**WORK INSTRUCTIONS:** Set down the lines that begin at the top of the records and end with the line containing "from matplotlib.ticker import MultipleLocator", and drop every picture.

Begin AVAILABLE DATA

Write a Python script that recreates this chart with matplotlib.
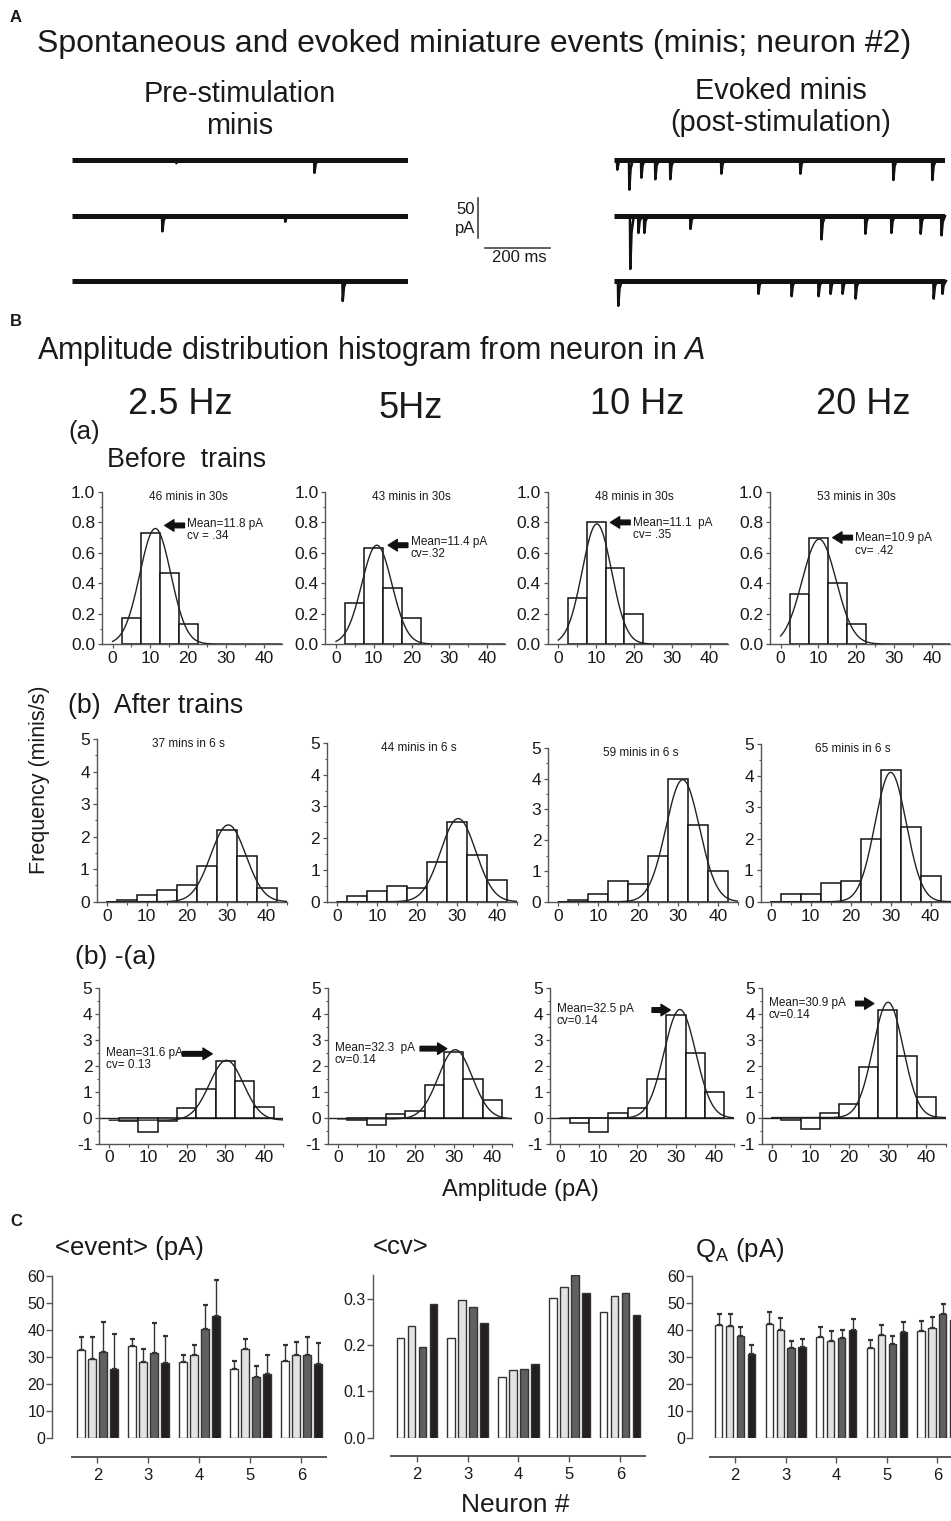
import numpy as np
import matplotlib
matplotlib.use('Agg')
import matplotlib.pyplot as plt
from matplotlib.ticker import MultipleLocator

plt.rcParams['font.family'] = ['Liberation Sans', 'DejaVu Sans']
plt.rcParams['mathtext.fontset'] = 'custom'
plt.rcParams['mathtext.rm'] = 'Liberation Sans'
plt.rcParams['mathtext.it'] = 'Liberation Sans:italic'

# ======================= DATA =======================
# Panel A: miniature events (time in ms, amplitude in pA)
pre_duration = 1034
post_duration = 1018
pre_times = [[320, 745], [277, 655], [832]]
pre_amps = [[4, 16], [19, 7], [25]]
post_times = [[9, 46, 83, 126, 172, 329, 572, 858, 978],
              [49, 74, 92, 234, 637, 772, 852, 942, 1006],
              [12, 443, 545, 628, 665, 702, 742, 982, 1009]]
post_amps = [[12, 37, 22, 24, 24, 17, 17, 25, 25],
             [66, 21, 21, 16, 29, 22, 21, 22, 24],
             [31, 16, 19, 19, 16, 16, 22, 22, 16]]

# Panel B: histograms (bin centres in pA, frequency in minis/s)
bin_centers = [5, 10, 15, 20, 25, 30, 35, 40]
freq_labels = ['2.5 Hz', '5Hz', '10 Hz', '20 Hz']

before_bars = [[0.17, 0.73, 0.47, 0.13, 0, 0, 0, 0],
               [0.27, 0.63, 0.37, 0.17, 0, 0, 0, 0],
               [0.30, 0.80, 0.50, 0.20, 0, 0, 0, 0],
               [0.33, 0.70, 0.40, 0.13, 0, 0, 0, 0]]
before_fit_mu = [11.3, 10.8, 10.2, 10.2]
before_fit_sd = [4.1, 4.0, 3.9, 4.5]
before_fit_peak = [0.76, 0.65, 0.79, 0.69]
before_counts = ['46 minis in 30s', '43 minis in 30s', '48 minis in 30s', '53 minis in 30s']
before_mean_txt = ['Mean=11.8 pA\ncv = .34', 'Mean=11.4 pA\ncv=.32',
                   'Mean=11.1  pA\ncv= .35', 'Mean=10.9 pA\ncv= .42']

after_bars = [[0.05, 0.20, 0.35, 0.52, 1.10, 2.20, 1.41, 0.41],
              [0.17, 0.34, 0.49, 0.42, 1.24, 2.52, 1.46, 0.67],
              [0.07, 0.24, 0.66, 0.59, 1.50, 4.00, 2.50, 1.00],
              [0.24, 0.24, 0.58, 0.66, 1.99, 4.18, 2.38, 0.80]]
after_fit_mu = [30.4, 30.3, 31.1, 30.0]
after_fit_sd = [4.4, 4.4, 4.2, 3.9]
after_fit_peak = [2.36, 2.62, 3.97, 4.10]
after_counts = ['37 mins in 6 s', '44 minis in 6 s', '59 minis in 6 s', '65 minis in 6 s']

diff_bars = [[-0.15, -0.56, -0.15, 0.36, 1.09, 2.18, 1.40, 0.40],
             [-0.10, -0.30, 0.14, 0.26, 1.26, 2.53, 1.47, 0.68],
             [-0.20, -0.55, 0.18, 0.37, 1.50, 3.96, 2.49, 1.00],
             [-0.09, -0.45, 0.19, 0.54, 1.97, 4.15, 2.37, 0.79]]
diff_fit_mu = [30.3, 30.4, 31.0, 30.1]
diff_fit_sd = [4.4, 4.4, 4.1, 3.9]
diff_fit_peak = [2.31, 2.67, 4.19, 4.45]
diff_fit_base = [-0.1, -0.05, -0.02, 0.0]
diff_mean_txt = ['Mean=31.6 pA\ncv= 0.13', 'Mean=32.3  pA\ncv=0.14',
                 'Mean=32.5 pA\ncv=0.14', 'Mean=30.9 pA\ncv=0.14']

# Panel C: per-neuron values, 4 bars per neuron (2.5, 5, 10, 20 Hz)
neurons = [2, 3, 4, 5, 6]
event_mean = [[32.5, 29.3, 31.9, 25.5],
              [33.9, 28.2, 31.6, 27.8],
              [28.3, 30.6, 40.2, 45.1],
              [25.5, 33.0, 22.5, 23.9],
              [28.4, 30.9, 30.8, 27.3]]
event_err = [[5.0, 8.1, 10.9, 13.0],
             [2.9, 4.9, 11.0, 10.1],
             [2.3, 4.0, 9.1, 13.2],
             [3.0, 3.8, 4.0, 7.0],
             [6.0, 4.8, 6.7, 7.9]]
cv_mean = [[0.215, 0.241, 0.195, 0.289],
           [0.214, 0.296, 0.282, 0.248],
           [0.131, 0.147, 0.149, 0.159],
           [0.302, 0.324, 0.350, 0.311],
           [0.270, 0.305, 0.311, 0.264]]
qa_mean = [[41.7, 41.3, 37.9, 31.2],
           [42.1, 40.1, 33.2, 33.6],
           [37.3, 35.9, 36.9, 40.0],
           [33.2, 38.0, 34.9, 39.2],
           [39.5, 40.6, 45.8, 43.5]]
qa_err = [[4.3, 4.7, 3.1, 3.1],
          [4.6, 4.3, 2.8, 3.2],
          [3.7, 3.7, 3.1, 3.9],
          [3.2, 3.9, 3.0, 3.8],
          [3.9, 4.2, 3.9, 4.0]]
bar_colors = ['#ffffff', '#e2e2e2', '#606060', '#231f20']

# ======================= FIGURE =======================
W, H = 951, 1521
fig = plt.figure(figsize=(W / 100, H / 100), dpi=100)
INK = '#1a1a1a'
SP = '#555555'


def add_ax(left, top, width, height):
    return fig.add_axes([left / W, 1 - (top + height) / H, width / W, height / H])


def ftext(x, y, s, **kw):
    kw.setdefault('color', INK)
    fig.text(x / W, 1 - y / H, s, **kw)


# ---------- Panel A ----------
ftext(10, 18, 'A', fontsize=12, fontweight='bold', va='center')
ftext(37, 44, 'Spontaneous and evoked miniature events (minis; neuron #2)',
      fontsize=23, va='center')
ftext(240, 110, 'Pre-stimulation\nminis', fontsize=20.8, ha='center', va='center',
      linespacing=1.2)
ftext(781, 107, 'Evoked minis\n(post-stimulation)', fontsize=20.8, ha='center',
      va='center', linespacing=1.2)


def event_shapes(times, amps):
    shapes = []
    for t, a in zip(times, amps):
        shapes.append(([t, t + 1.2, t + 5, t + 12], [0, -a, -0.3 * a, 0]))
    return shapes


trace_offsets = [-25, -95, -176]
for (left, width, dur, tlist, alist) in [(72, 336, pre_duration, pre_times, pre_amps),
                                         (614, 331, post_duration, post_times, post_amps)]:
    ax = add_ax(left, 140, width, 165)
    ax.set_xlim(0, dur)
    ax.set_ylim(-206, 0)
    ax.axis('off')
    for off, ts, am in zip(trace_offsets, tlist, alist):
        ax.plot([0, dur], [off, off], color='#111111', lw=3.6, solid_capstyle='butt')
        for xs, ys in event_shapes(ts, am):
            ax.plot(xs, np.array(ys) + off, color='#111111', lw=1.8, clip_on=False)

# scale bar
axs = add_ax(470, 190, 100, 60)
axs.set_xlim(0, 100 / 0.325)
axs.set_ylim(-75, 0)
axs.axis('off')
axs.plot([24.6, 24.6], [-10, -60], color='#444444', lw=1.2)
axs.plot([46, 246], [-72.5, -72.5], color='#444444', lw=1.2)
ftext(475, 209, '50', fontsize=12, ha='right', va='center')
ftext(475, 229, 'pA', fontsize=12, ha='right', va='center')
ftext(519, 257, '200 ms', fontsize=12, ha='center', va='center')

# ---------- Panel B ----------
ftext(10, 322, 'B', fontsize=12, fontweight='bold', va='center')
ftext(37, 351, r'Amplitude distribution histogram from neuron in $\mathit{A}$',
      fontsize=22, va='center')
for x, y, s in zip([180, 411, 637, 863], [405, 408, 405, 405], freq_labels):
    ftext(x, y, s, fontsize=26, ha='center', va='center')
ftext(68, 432, '(a)', fontsize=18.5, va='center')
ftext(107, 460, 'Before  trains', fontsize=19.3, va='center')
ftext(68, 706, '(b)  After trains', fontsize=19.3, va='center')
ftext(75, 957, '(b) -(a)', fontsize=19, va='center')
ftext(40, 780, 'Frequency (minis/s)', fontsize=15.5, rotation=90, ha='center',
      va='center')
ftext(520, 1190, 'Amplitude (pA)', fontsize=17, ha='center', va='center')


def style_hist(ax, ymin, ymax, ymaj, ymin_step, fmt):
    for s in ['top', 'right']:
        ax.spines[s].set_visible(False)
    for s in ['left', 'bottom']:
        ax.spines[s].set_color(SP)
        ax.spines[s].set_linewidth(1.0)
    ax.set_ylim(ymin, ymax)
    ax.xaxis.set_major_locator(MultipleLocator(10))
    ax.xaxis.set_minor_locator(MultipleLocator(5))
    ax.yaxis.set_major_locator(MultipleLocator(ymaj))
    ax.yaxis.set_minor_locator(MultipleLocator(ymin_step))
    ax.tick_params(which='major', direction='out', length=3, width=0.9, color=SP,
                   labelsize=12.5, labelcolor=INK, pad=2)
    ax.tick_params(which='minor', direction='out', length=1.8, width=0.8, color=SP)
    ax.set_xticks([0, 10, 20, 30, 40])
    ax.yaxis.set_major_formatter(plt.FuncFormatter(lambda v, p: fmt.format(v)))


def draw_bars(ax, vals):
    c = [b for b, v in zip(bin_centers, vals) if v != 0]
    v = [v for v in vals if v != 0]
    ax.bar(c, v, width=5, facecolor='white', edgecolor='#111111', linewidth=1.1,
           zorder=2)


def draw_fit(ax, mu, sd, peak, base=0.0):
    xx = np.linspace(0, 45, 300)
    ax.plot(xx, base + peak * np.exp(-(xx - mu) ** 2 / (2 * sd ** 2)), color='#222222',
            lw=1.0, zorder=3)


def arrow(ax, tail, tip):
    ax.annotate('', xy=tip, xytext=tail,
                arrowprops=dict(arrowstyle='simple,head_length=0.6,head_width=0.75,tail_width=0.3',
                                color='#111111', mutation_scale=11, shrinkA=0, shrinkB=0))


# row (a)
row_a_lefts = [102, 325.4, 547.7, 770]
arrow_a_y = [0.78, 0.65, 0.80, 0.70]
text_a_y = [0.75, 0.63, 0.755, 0.655]
for i in range(4):
    ax = add_ax(row_a_lefts[i], 492, 180, 152)
    ax.set_xlim(-2.8, 44.8)
    style_hist(ax, 0, 1.0, 0.2, 0.1, '{:.1f}')
    draw_bars(ax, before_bars[i])
    draw_fit(ax, before_fit_mu[i], before_fit_sd[i], before_fit_peak[i])
    ax.text(20, 0.965, before_counts[i], fontsize=8.5, ha='center', va='center',
            color=INK)
    ax.text(19.8, text_a_y[i], before_mean_txt[i], fontsize=8.5, ha='left',
            va='center', color=INK, linespacing=1.05)
    arrow(ax, (19.0, arrow_a_y[i]), (13.8, arrow_a_y[i]))

# row (b)
row_b_lefts = [96.7, 327, 548.3, 760.7]
row_b_tops = [739, 743, 748, 744]
for i in range(4):
    ax = add_ax(row_b_lefts[i], row_b_tops[i], 190, 901.7 - row_b_tops[i])
    style_hist(ax, 0, 5, 1, 0.5, '{:.0f}')
    ax.set_xlim(-2.5, 45)
    ax.plot([0, 45], [0, 0], color=SP, lw=1.0, zorder=1)
    draw_bars(ax, after_bars[i])
    draw_fit(ax, after_fit_mu[i], after_fit_sd[i], after_fit_peak[i])
    ax.text(20.5, 4.85, after_counts[i], fontsize=8.5, ha='center', va='center',
            color=INK)

# row (b)-(a)
row_c_lefts = [99.3, 327.7, 550, 761.7]
txt_c_y = [2.25, 2.45, 3.95, 4.2]
arr_c = [((18.9, 2.46), (26.6, 2.46)), ((21.3, 2.66), (28.2, 2.66)),
         ((23.8, 4.15), (28.5, 4.15)), ((21.7, 4.4), (26.4, 4.4))]
for i in range(4):
    ax = add_ax(row_c_lefts[i], 988, 184, 155.5)
    style_hist(ax, -1, 5, 1, 0.5, '{:.0f}')
    ax.set_xlim(-2.6, 45)
    ax.axhline(0, color='#222222', lw=1.0, zorder=1)
    draw_bars(ax, diff_bars[i])
    draw_fit(ax, diff_fit_mu[i], diff_fit_sd[i], diff_fit_peak[i], diff_fit_base[i])
    ax.text(-0.8, txt_c_y[i], diff_mean_txt[i], fontsize=8.5, ha='left',
            va='center', color=INK, linespacing=1.05)
    arrow(ax, arr_c[i][0], arr_c[i][1])

# ---------- Panel C ----------
ftext(10, 1222, 'C', fontsize=12, fontweight='bold', va='center')
ftext(55, 1248, '<event> (pA)', fontsize=18.5, va='center')
ftext(373, 1247, '<cv>', fontsize=18.5, va='center')
ftext(695, 1250, r'Q$_\mathrm{A}$ (pA)', fontsize=18.5, va='center')
ftext(515, 1505, 'Neuron #', fontsize=19, ha='center', va='center')

offs = np.array([-1.5, -0.5, 0.5, 1.5]) * 0.216
bw = 0.143


def bar_panel(left, top, x0, x1, pxu, ymax, ymaj, fmt, means, errs):
    width = (x1 - x0) * pxu
    ax = add_ax(left, top, width, 162.6)
    ax.set_xlim(x0, x1)
    ax.set_ylim(0, ymax)
    for s in ['top', 'right']:
        ax.spines[s].set_visible(False)
    ax.spines['left'].set_color(SP)
    ax.spines['bottom'].set_color(SP)
    ax.spines['left'].set_linewidth(1.0)
    ax.spines['bottom'].set_linewidth(1.4)
    ax.spines['bottom'].set_position(('outward', 13.2))
    ax.spines['bottom'].set_bounds(1.5, x1)
    ax.spines['left'].set_bounds(0, ymax)
    ax.set_xticks(neurons)
    ax.yaxis.set_major_locator(MultipleLocator(ymaj))
    ax.yaxis.set_major_formatter(plt.FuncFormatter(lambda v, p: fmt.format(v)))
    ax.tick_params(axis='both', direction='out', length=4, width=1.0, color=SP,
                   labelcolor=INK)
    ax.tick_params(axis='y', labelsize=11.5, pad=1)
    ax.tick_params(axis='x', labelsize=12, pad=4)
    for k in range(4):
        xs = np.array(neurons) + offs[k]
        vals = [m[k] for m in means]
        ax.bar(xs, vals, width=bw, color=bar_colors[k], edgecolor='#333333',
               linewidth=1.0, zorder=2)
        if errs is not None:
            ev = [e[k] for e in errs]
            ax.errorbar(xs, vals, yerr=[np.zeros(len(ev)), ev], fmt='none',
                        ecolor='#333333', elinewidth=1.0, capsize=1.8, capthick=1.6,
                        zorder=1)
    return ax


bar_panel(52, 1275.7, 1.11, 6.48, 51.0, 60, 10, '{:.0f}', event_mean, event_err)
bar_panel(372.7, 1275.3, 1.136, 6.485, 50.9, 0.35, 0.1, '{:.1f}', cv_mean, None)
bar_panel(691.7, 1275.7, 1.144, 6.84, 50.6, 60, 10, '{:.0f}', qa_mean, qa_err)

fig.savefig('out.png', dpi=100)
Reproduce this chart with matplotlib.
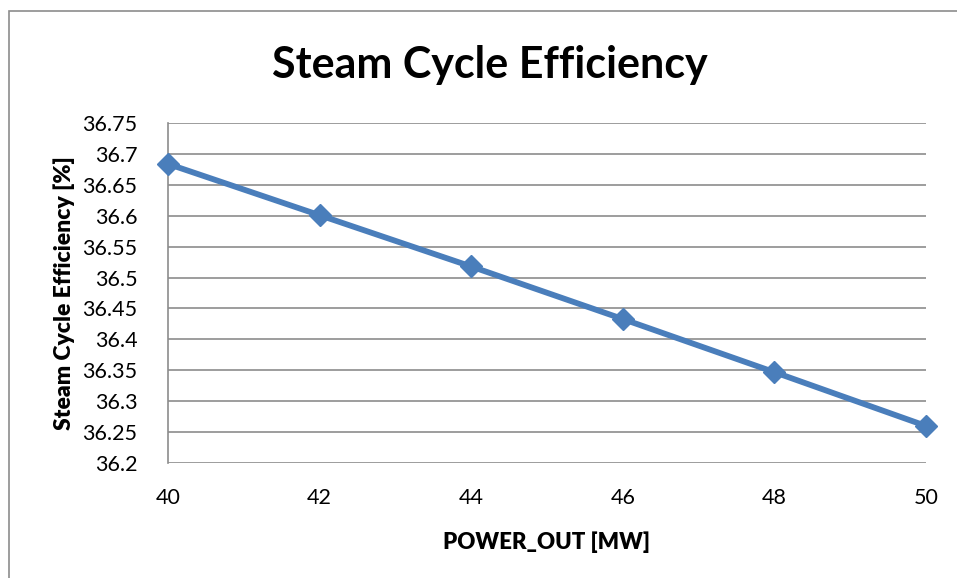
import matplotlib.pyplot as plt
import matplotlib.patches as patches

power_out = [40, 42, 44, 46, 48, 50]
efficiency = [36.684, 36.601, 36.518, 36.433, 36.347, 36.260]
y_ticks = [36.2, 36.25, 36.3, 36.35, 36.4, 36.45, 36.5, 36.55, 36.6, 36.65, 36.7, 36.75]
y_tick_labels = ['36.2', '36.25', '36.3', '36.35', '36.4', '36.45', '36.5', '36.55',
                 '36.6', '36.65', '36.7', '36.75']

plt.rcParams['font.family'] = ['Lato', 'DejaVu Sans']

fig = plt.figure(figsize=(9.57, 5.78), dpi=100)
ax = fig.add_axes([0.1755, 0.199, 0.792, 0.588])

# outer chart border like an Excel chart frame
fig.patches.append(patches.Rectangle((9 / 957, -0.1), 1.2, 1 - 11 / 578 + 0.1,
                                     transform=fig.transFigure, fill=False,
                                     edgecolor='#8c8c8c', lw=1.2))

ax.plot(power_out, efficiency, color='#4a7ebb', lw=4.2, marker='D', markersize=11,
        clip_on=False, zorder=3)

ax.set_xlim(40, 50)
ax.set_ylim(36.2, 36.75)
ax.set_yticks(y_ticks)
ax.set_yticklabels(y_tick_labels)
ax.set_xticks(power_out)
ax.yaxis.grid(True, color='#8c8c8c', lw=1.2)
ax.set_axisbelow(True)

for side in ['top', 'right', 'bottom']:
    ax.spines[side].set_visible(False)
ax.spines['left'].set_color('#8c8c8c')
ax.spines['left'].set_linewidth(1.2)
ax.tick_params(axis='both', length=0, labelsize=15.5, colors='black')
ax.tick_params(axis='y', pad=22)
ax.tick_params(axis='x', pad=18)

ax.set_xlabel('POWER_OUT [MW]', fontsize=16, fontweight='heavy', labelpad=17)
ax.set_ylabel('Steam Cycle Efficiency [%]', fontsize=16.5, fontweight='heavy', labelpad=5)
fig.text(0.512, 0.888, 'Steam Cycle Efficiency', fontsize=31, fontweight='bold',
         ha='center', va='center')

fig.savefig('out.png', dpi=100)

End AVAILABLE DATA

**WRITTEN SOLUTION:**
Write a Python script that recreates this chart with matplotlib.
import numpy as np
import matplotlib
matplotlib.use('Agg')
import matplotlib.pyplot as plt
from matplotlib.ticker import MultipleLocator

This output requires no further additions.